Hi, new to this forum . . and new to tractors 

My son recently bought a JD 5205 w/750 hours, It has Sync Reverser shifting. When in low-range forward, it will occasionally pop out of gear. It seems to happen more often when cold. So far it has never popped out of reverse or high-range.

We are hoping this is maybe a simple adjustment, and not a major repair. I could not find any suggestions in a search.

Thanks,
-Ron


----------



## JeepFever (Dec 31, 2020)

To add a little more info, in case it helps diagnose. This transmission has 2 levers, one on the left has 4 positions forward-high, neutral, forward-low, and reverse. The clutch has to be depressed to change position, and seems to work fine. It does seem when shifting into forward-low, the lever does not travel as far as would be expected, not the distinct "detent" that the other positions have. 
The symptom is -> when moving forward, occasionally the tractor almost acts like clutch is quickly depressed (there no popping or grinding noise that I have noticed)


----------



## jd110 (Nov 23, 2015)

There are no adjustments on shifting. Problem could be bent or worn shift lever(that can be removed and replaced easily). More likely would be a worn or bent shift fork, shift fork shaft, worn detent, or worn gears. Those would require tractor to be split to fix.


----------



## JeepFever (Dec 31, 2020)

jd110 said:


> . . . More likely . . . . Those would require tractor to be split to fix.

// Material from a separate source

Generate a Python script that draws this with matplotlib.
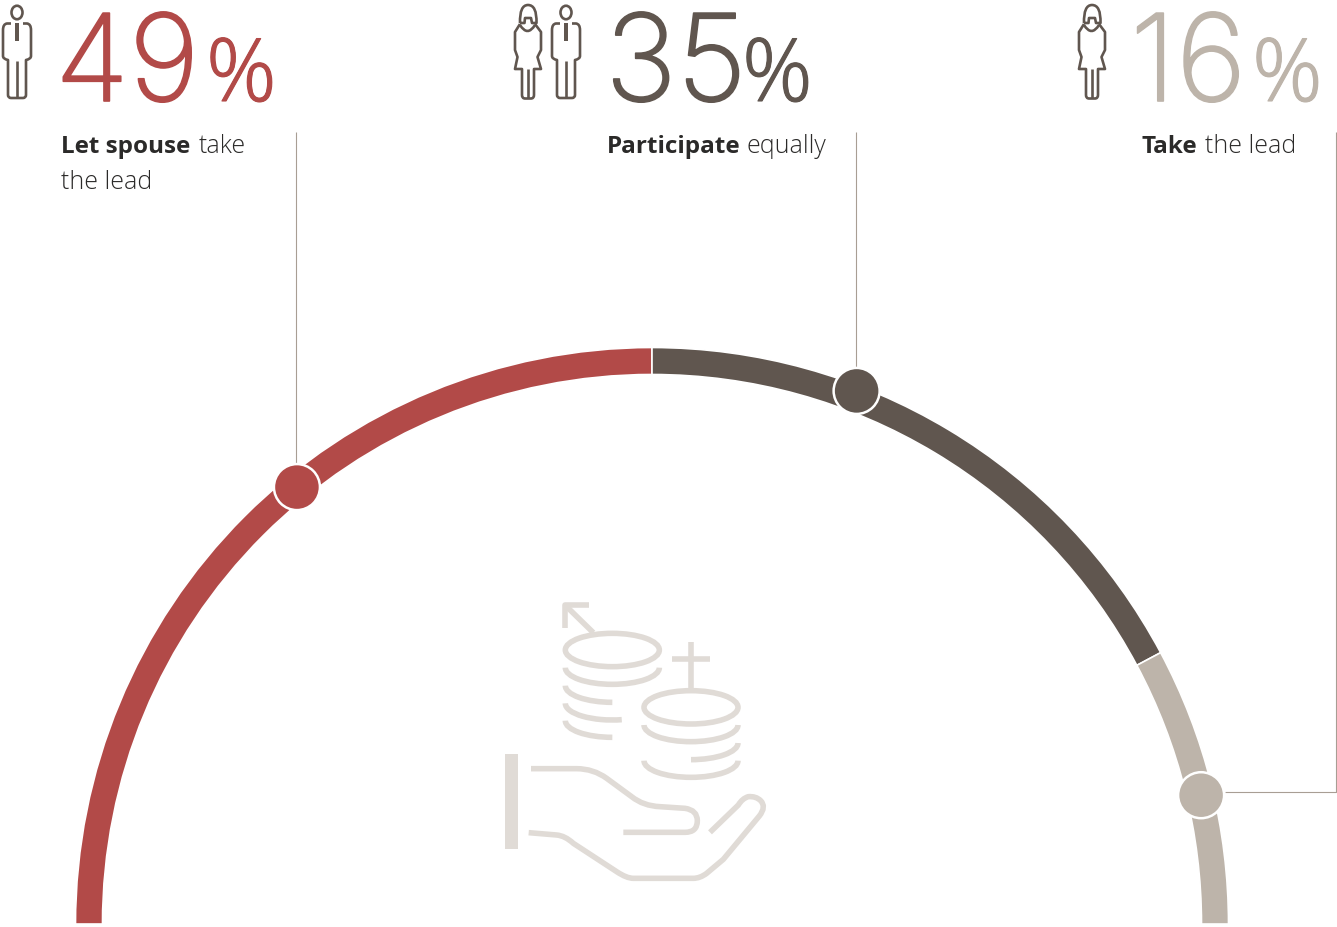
import matplotlib
matplotlib.use("Agg")
import matplotlib.pyplot as plt
import matplotlib.patheffects as pe
from matplotlib.patches import Wedge, Circle, Ellipse, Rectangle, PathPatch, Arc
from matplotlib.path import Path
import numpy as np

# DATA
percent_values = [49, 35, 16]
bold_labels = ["Let spouse", "Participate", "Take"]
light_labels = ["take", "equally", "the lead"]
# share of the half ring as drawn in the picture
arc_shares = [50.0, 34.4, 15.6]
marker_angles = [50.9, 111.0, 166.8]  # degrees from the left end
marker_radii = [563, 571, 564]

RED = "#b24a48"
DARK = "#60564f"
TAN = "#bdb4aa"
ICON = "#e0dbd6"
INK = "#2b2a29"
LEADER = "#a89e94"
colors = [RED, DARK, TAN]

FONT = "Open Sans"
NUM_FONT = "Inter"
CX, CY = 652, 924
R_OUT, R_IN = 576.5, 549.5

fig = plt.figure(figsize=(13.37, 9.27), dpi=100)
ax = fig.add_axes([0, 0, 1, 1])
ax.set_xlim(0, 1337)
ax.set_ylim(927, 0)
ax.axis("off")


def line(pts, color=DARK, lw=1.9, cap="butt"):
    xs, ys = zip(*pts)
    ax.plot(xs, ys, color=color, lw=lw, solid_capstyle=cap, solid_joinstyle="round")


def curve(verts, codes, color=DARK, lw=1.9):
    ax.add_patch(PathPatch(Path(verts, codes), fc="none", ec=color, lw=lw,
                           capstyle="butt", joinstyle="round"))


M, L, C3 = Path.MOVETO, Path.LINETO, Path.CURVE3


def man(dx):
    ax.add_patch(Ellipse((17 + dx, 12.5), 11, 13.5, fc="none", ec=DARK, lw=1.9))
    verts = [(11, 23.5), (7, 23.5), (3, 24), (3, 30), (3, 56), (3, 59), (8, 60), (8, 95), (8, 98), (11, 98),
             (23, 98), (26, 98), (26, 95), (26, 60), (31, 59), (31, 56), (31, 30), (31, 24), (27, 23.5), (23, 23.5)]
    codes = [M, L, C3, C3, L, C3, C3, L, C3, C3, L, C3, C3, L, C3, C3, L, C3, C3, L]
    curve([(x + dx, y) for x, y in verts], codes)
    line([(17 + dx, 61), (17 + dx, 98)])
    ax.add_patch(Rectangle((14.8 + dx, 23), 4.4, 18, fc=DARK, ec="none"))


def woman(dx):
    hair = [(20, 23), (19.5, 5), (28, 5), (37, 5), (36.5, 23), (32, 23), (31, 18), (25, 18), (24.5, 23), (20, 23)]
    codes = [M, C3, C3, C3, C3, L, L, L, L, L]
    curve([(x + dx, y) for x, y in hair], codes)
    body = [(20, 24), (15, 32), (15, 50), (17.5, 57), (15, 69), (22, 69), (22, 95), (22, 98.5), (25, 98.5),
            (31, 98.5), (34, 98.5), (34, 95), (34, 69), (41, 69), (37.5, 57), (41, 50), (41, 32), (35, 24)]
    codes = [M, L, L, L, L, L, L, C3, C3, L, C3, C3, L, L, L, L, L, L]
    curve([(x + dx, y) for x, y in body], codes)
    curve([(20 + dx, 25), (27.5 + dx, 37), (35 + dx, 25)], [M, C3, C3])
    line([(27.7 + dx, 69), (27.7 + dx, 98)])


def z(pts):
    return [(490 + x / 3, 590 + y / 3) for x, y in pts]


def coin_arc(cx, cy, theta1, theta2):
    ax.add_patch(Arc(z([(cx, cy)])[0], 282 / 3, 100 / 3, theta1=theta1, theta2=theta2,
                     color=ICON, lw=4, capstyle="butt"))


# ring
start = 180.0
for share, color in zip(arc_shares, colors):
    end = start + share * 1.8
    ax.add_patch(Wedge((CX, CY), R_OUT, start, end, width=R_OUT - R_IN, fc=color,
                       ec="white", lw=1.2))
    start = end
# the ring stops at the bottom of the picture
ax.add_patch(Rectangle((0, 924), 1337, 4, fc="white", ec="none", zorder=2))

# leader lines
line([(296.2, 132), (296.2, 466)], color=LEADER, lw=0.8)
line([(856.2, 132), (856.2, 369)], color=LEADER, lw=0.8)
line([(1336.3, 132), (1336.3, 792), (1225, 792)], color=LEADER, lw=0.8)

# markers on the ring
for angle, radius, color in zip(marker_angles, marker_radii, colors):
    a = np.radians(180 + angle)
    ax.add_patch(Circle((CX + radius * np.cos(a), CY + radius * np.sin(a)), 23,
                        fc=color, ec="white", lw=1.8, zorder=3))

# big numbers
num_x = [55, 605, 1130]
pct_x = [206, 742, 1252]
for v, nx, px, c in zip(percent_values, num_x, pct_x, colors):
    ax.text(nx, 101, str(v), fontsize=87, family=NUM_FONT, weight="light", color=c,
            ha="left", va="baseline",
            path_effects=[pe.withStroke(linewidth=1.2, foreground=c)])
    ax.text(px, 101, "%", fontsize=63, family=FONT, weight="light", color=c,
            ha="left", va="baseline",
            path_effects=[pe.withStroke(linewidth=0.8, foreground=c)])

# labels
bold_x = [61, 607, 1142]
light_x = [199, 746, 1205]
for b, l, bx, lx in zip(bold_labels, light_labels, bold_x, light_x):
    ax.text(bx, 153, b, fontsize=17.5, family=FONT, weight="bold", color=INK, va="baseline")
    ax.text(lx, 153, l, fontsize=18, family=FONT, weight="light", color=INK, va="baseline")
ax.text(61, 189, "the lead", fontsize=18, family=FONT, weight="light", color=INK, va="baseline")

# people
man(0)
woman(500)
man(549)
woman(1064)

# coins and hand
ax.add_patch(Ellipse(z([(367, 180)])[0], 282 / 3, 100 / 3, fc="none", ec=ICON, lw=4))
ax.add_patch(Ellipse(z([(603, 352)])[0], 282 / 3, 100 / 3, fc="none", ec=ICON, lw=4))
coin_arc(367, 233, 0, 180)
coin_arc(367, 287, 90, 180)
coin_arc(367, 340, 60, 180)
coin_arc(367, 392, 90, 180)
coin_arc(603, 405, 0, 180)
coin_arc(603, 459, 0, 90)
coin_arc(603, 512, 0, 180)
line(z([(310, 128), (228, 48)]), color=ICON, lw=4)
line(z([(296, 45), (224, 45), (224, 113)]), color=ICON, lw=4)
line(z([(603, 155), (603, 296)]), color=ICON, lw=4)
line(z([(546, 207), (660, 207)]), color=ICON, lw=4)
ax.add_patch(Rectangle(z([(45, 492)])[0], 39 / 3, 284 / 3, fc=ICON, ec="none"))

curve(z([(123, 536), (260, 536), (310, 536), (350, 565), (425, 620), (460, 648), (510, 650),
         (585, 655), (622, 660), (622, 692), (622, 727), (585, 727), (400, 727)]),
      [M, L, C3, C3, L, C3, C3, L, C3, C3, C3, C3, L], color=ICON, lw=4)
curve(z([(116, 728), (200, 735), (225, 737), (250, 760), (380, 845), (410, 865), (430, 865),
         (610, 865), (630, 865), (650, 850), (700, 808), (808, 678), (830, 650), (812, 632),
         (798, 618), (775, 620), (757, 625), (745, 645), (660, 727)]),
      [M, L, C3, C3, L, C3, C3, L, C3, C3, L, L, C3, C3, C3, C3, C3, C3, L], color=ICON, lw=4)

fig.savefig("out.png", dpi=100)
plt.close(fig)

Ouch, I sure hope not, that sounds expensive. 
I tried searching for how to remove the shifter, but could not find anything. Hopefully obvious how to do that.


----------



## JeepFever (Dec 31, 2020)

To clarify a little more, below is setup on this 5205 . . . from JD sales literature. 










Our situation . . the "Range lever" in photo above, kicks out of "A" position occasionally . . not often, but should never kick out.

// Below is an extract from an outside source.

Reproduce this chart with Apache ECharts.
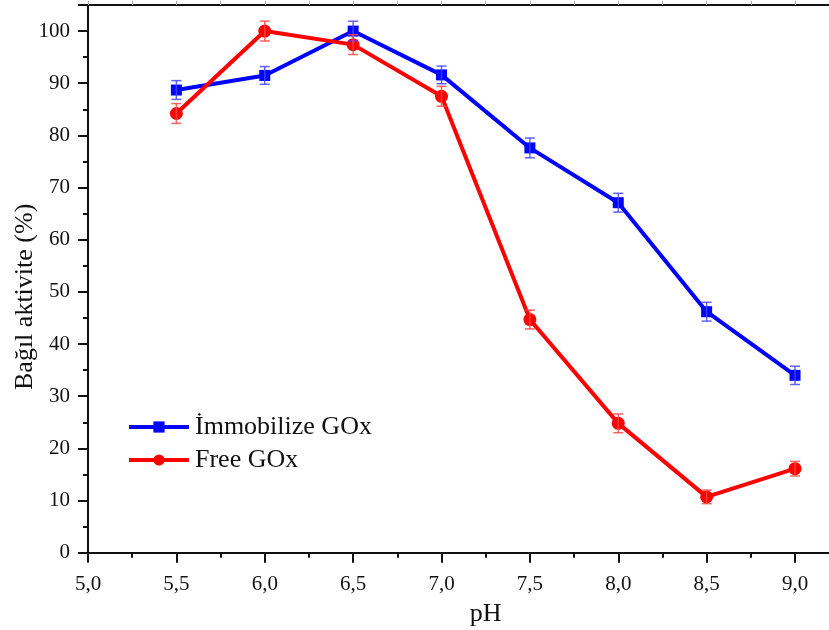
<!DOCTYPE html>
<html>
<head>
<meta charset="utf-8">
<script src="https://cdn.jsdelivr.net/npm/echarts@6/dist/echarts.min.js"></script>
<style>html,body{margin:0;padding:0;background:#fff}#c{width:829px;height:630px}</style>
</head>
<body>
<div id="c"></div>
<script>
const phValues = [5.5, 6.0, 6.5, 7.0, 7.5, 8.0, 8.5, 9.0];
const immobilizeValues = [88.7, 91.5, 100.0, 91.6, 77.6, 67.1, 46.2, 34.0];
const immobilizeErr = [1.8, 1.7, 1.9, 1.7, 1.9, 1.8, 1.8, 1.75];
const freeValues = [84.2, 100.0, 97.4, 87.5, 44.7, 24.8, 10.7, 16.1];
const freeErr = [1.9, 1.9, 1.9, 1.9, 1.8, 1.8, 1.3, 1.4];
const xTickLabels = ['5,0','5,5','6,0','6,5','7,0','7,5','8,0','8,5','9,0','9,5'];
const yTickLabels = ['0','10','20','30','40','50','60','70','80','90','100'];
const seriesNames = ['İmmobilize GOx', 'Free GOx'];

const FONT = '"Liberation Serif", "Times New Roman", serif';
const chart = echarts.init(document.getElementById('c'), null, {renderer: 'canvas'});

function pairs(xs, ys, es) { return xs.map((x, i) => es ? [x, ys[i], es[i]] : [x, ys[i]]); }

function errRender(color) {
  return function (params, api) {
    const x = api.value(0), y = api.value(1), e = api.value(2);
    const t = api.coord([x, y + e]), b = api.coord([x, y - e]);
    const w = 5;
    const st = {stroke: color, lineWidth: 1.5};
    return {type: 'group', children: [
      {type: 'line', shape: {x1: t[0], y1: t[1], x2: b[0], y2: b[1]}, style: st},
      {type: 'line', shape: {x1: t[0] - w, y1: t[1], x2: t[0] + w, y2: t[1]}, style: st},
      {type: 'line', shape: {x1: b[0] - w, y1: b[1], x2: b[0] + w, y2: b[1]}, style: st}
    ]};
  };
}

function xLabel(v) {
  const i = Math.round((v - 5) / 0.5);
  return Math.abs(v - (5 + i * 0.5)) < 1e-6 ? (xTickLabels[i] || '') : '';
}
function yLabel(v) {
  const i = Math.round(v / 10);
  return Math.abs(v - i * 10) < 1e-6 ? (yTickLabels[i] || '') : '';
}

const option = {
  animation: false,
  backgroundColor: '#fff',
  textStyle: {fontFamily: FONT},
  grid: {left: 88, top: 5, width: 795.4, height: 547.7, containLabel: false, outerBoundsMode: 'none'},
  legend: {
    orient: 'vertical', left: 122, top: 409,
    data: seriesNames,
    itemWidth: 60, itemHeight: 14, itemGap: 7,
    lineStyle: {width: 4},
    textStyle: {fontFamily: FONT, fontSize: 26, color: '#111', lineHeight: 26, padding: [0, 0, 0, 1]}
  },
  xAxis: [{
    type: 'value', min: 5, max: 9.5, interval: 0.5, position: 'bottom',
    name: 'pH', nameLocation: 'middle', nameGap: 48, nameMoveOverlap: false,
    nameTextStyle: {fontFamily: FONT, fontSize: 26, color: '#111'},
    axisLine: {show: true, onZero: false, lineStyle: {color: '#111', width: 2}},
    axisTick: {show: true, inside: false, length: 10, lineStyle: {color: '#111', width: 2}},
    minorTick: {show: true, splitNumber: 2, length: 5, lineStyle: {color: '#111', width: 2}},
    axisLabel: {fontFamily: FONT, fontSize: 21, color: '#111', margin: 21, formatter: xLabel},
    splitLine: {show: false}
  }, {
    type: 'value', min: 5, max: 9.5, interval: 0.25, position: 'top',
    axisLine: {show: true, onZero: false, lineStyle: {color: '#111', width: 2}},
    axisTick: {show: true, inside: false, length: 4, lineStyle: {color: '#aaa', width: 1}},
    axisLabel: {show: false}, splitLine: {show: false}
  }],
  yAxis: {
    type: 'value', min: 0, max: 105, interval: 10,
    name: 'Bağıl aktivite (%)', nameLocation: 'middle', nameGap: 50, nameMoveOverlap: false,
    nameTextStyle: {fontFamily: FONT, fontSize: 26, color: '#111', padding: [0, 36, 0, 0]},
    axisLine: {show: true, onZero: false, lineStyle: {color: '#111', width: 2}},
    axisTick: {show: true, inside: false, length: 10, lineStyle: {color: '#111', width: 2}},
    minorTick: {show: true, splitNumber: 2, length: 5, lineStyle: {color: '#111', width: 2}},
    axisLabel: {fontFamily: FONT, fontSize: 21, color: '#111', margin: 18, showMaxLabel: false, formatter: yLabel},
    splitLine: {show: false}
  },
  series: [
    {
      name: seriesNames[0], type: 'line', data: pairs(phValues, immobilizeValues),
      symbol: 'rect', symbolSize: 11, color: '#0000ff',
      lineStyle: {color: '#0000ff', width: 4}, itemStyle: {color: '#0000ff'}, z: 3
    },
    {
      name: seriesNames[1], type: 'line', data: pairs(phValues, freeValues),
      symbol: 'circle', symbolSize: 13, color: '#ff0000',
      lineStyle: {color: '#ff0000', width: 4}, itemStyle: {color: '#ff0000'}, z: 4
    },
    {
      name: 'errI', type: 'custom', data: pairs(phValues, immobilizeValues, immobilizeErr),
      renderItem: errRender('rgba(70,70,255,0.85)'), z: 10, silent: true
    },
    {
      name: 'errF', type: 'custom', data: pairs(phValues, freeValues, freeErr),
      renderItem: errRender('rgba(255,70,70,0.85)'), z: 10, silent: true
    }
  ]
};
chart.setOption(option);
</script>
</body>
</html>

Fingers crossed that something is wrong with the shift lever.


----------



## Tiop (Apr 5, 2021)

Got same problem so.es jumping out with a 5065e with 600hours also chatters in A range once warm and on hill. Did you get any further with it ?

Think we will drop transmission fluid and have a look


----------



## JeepFever (Dec 31, 2020)

Tiop said:


> Got same problem so.es jumping out with a 5065e with 600hours also chatters in A range once warm and on hill. Did you get any further with it ?
> 
> Think we will drop transmission fluid and have a look


We have not gotten any further with it. It only happens occasionally, so have been living with it until get some time to check it out. There is no chattering that I have noticed.


----------



## Tiop (Apr 5, 2021)

We drained the oil today and found alot of steel on the 2 drain plugs. then dropped the 4wd drop box and can see A gear is damaged  hope yours doesn't get noisy or worse might be going to cost abit now.


----------